As most know, a massive 8.8 magnitude earthquake struck the South American coastal nation of Chile last week. Thanks to moderately-strict building codes, many of the towns were not as affected as towns in Haiti had been just over a month ago. Still, the death toll in Chile has reached over 700 and continues to rise.
The Chile earthquake brings to mind the 1970 earthquake in Peru, north of the Chilean quake’s epicenter. To this day, the 7.9 magnitude disaster is known as the Great Peruvian Earthquake. Populated towns as well as remote mountain villages were literally obliterated, only to be covered in tons of rock. The death toll reached over 70,000 and thousands more were critically injured.
First Lady Patricia Nixon read about the disaster in Peru and told her husband, the President of the United States, “I just wish there were something I could do to help.” The President suggested that she fly to Peru to personally deliver relief supplies – and that she did. She coordinated efforts with volunteer organizations to gather food and other supplies to aid the suffering people.
Mrs. Nixon lifted off aboard a presidential jet from El Toro Marine Base, Orange County, with a C-135 cargo plane in tow, carrying nine tons of relief supplies. Upon her arrival at the Lima airport, she was greeted by over 3,000 cheering Peruvians. The First Lady remarked at the airport, “The United States would like you to know … that we will continue to assist you as you complete your reconstruction.”
Mrs. Nixon was joined by Peruvian First Lady Consuelo Velasco as she flew in a small cargo plane deep into the Andes Mountains to witness the destruction and personally deliver supplies to the people. After climbing over rubble to reach the suffering citizens, Mrs. Nixon said, “The destruction was much more incredible than I had read. It is all so saddening. The people are so brave. We are going to try harder to help them.” She distributed blankets and care packages, and comforted hundreds of the over 500,000 displaced refugees in the affected towns. When prompted to rest and relax, she remarked, “I didn’t come here to sit.” Mrs. Velasco commented that Mrs. Nixon “brought a new spirit to the people who have received her with much happiness.”
Never before had a First Lady undertaken a mercy mission that resulted in such diplomatic side effects. Peruvian President Juan Velasco had been leaning toward anti-American, pro-Soviet foreign policies, but his press secretary remarked that the President was “very touched by the gesture of President Nixon in sending his wife. If he could have sent the whole U.S. Air Force, it would not have meant as much as sending his wife.” One Peruvian newspaper, La Prensa, noted that Peru could never forget the “messenger of material aid and support” who was Pat Nixon. It continued: “In her human warmth and identification with the suffering of the Peruvian people, she has gone beyond the norms of international courtesy and has endured fatigue in an example of solidarity and self denial.”

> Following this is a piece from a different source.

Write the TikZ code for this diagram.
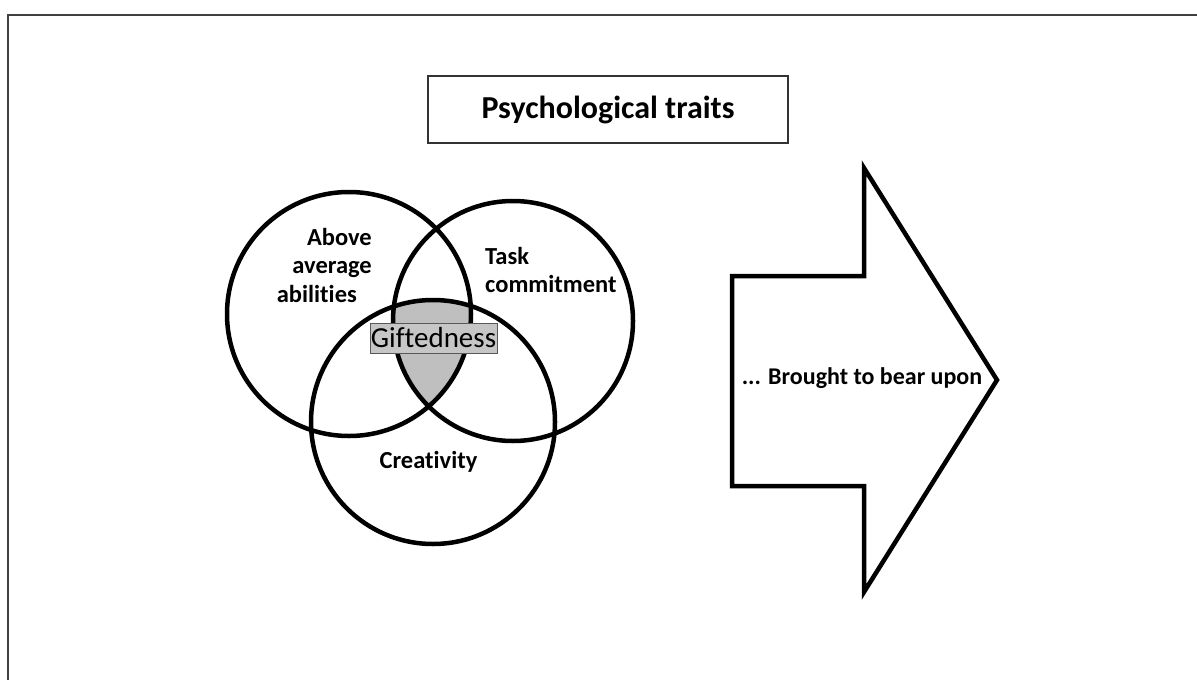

Mrs. Nixon was awarded the Grand Cross of the Order of the Sun by the Peruvian President, the highest Peruvian honor and the oldest official decoration in the Western Hemisphere.
Upon her return, she worked closely with the Taft Commission for Peruvian Relief and briefed the Peru Earthquake Voluntary Assistance Group in Washington on her encounters and the needs of the Peruvian people. Her mission of goodwill gained widespread recognition.
As President and Mrs. Nixon did, let us help the victims of the Chilean disaster.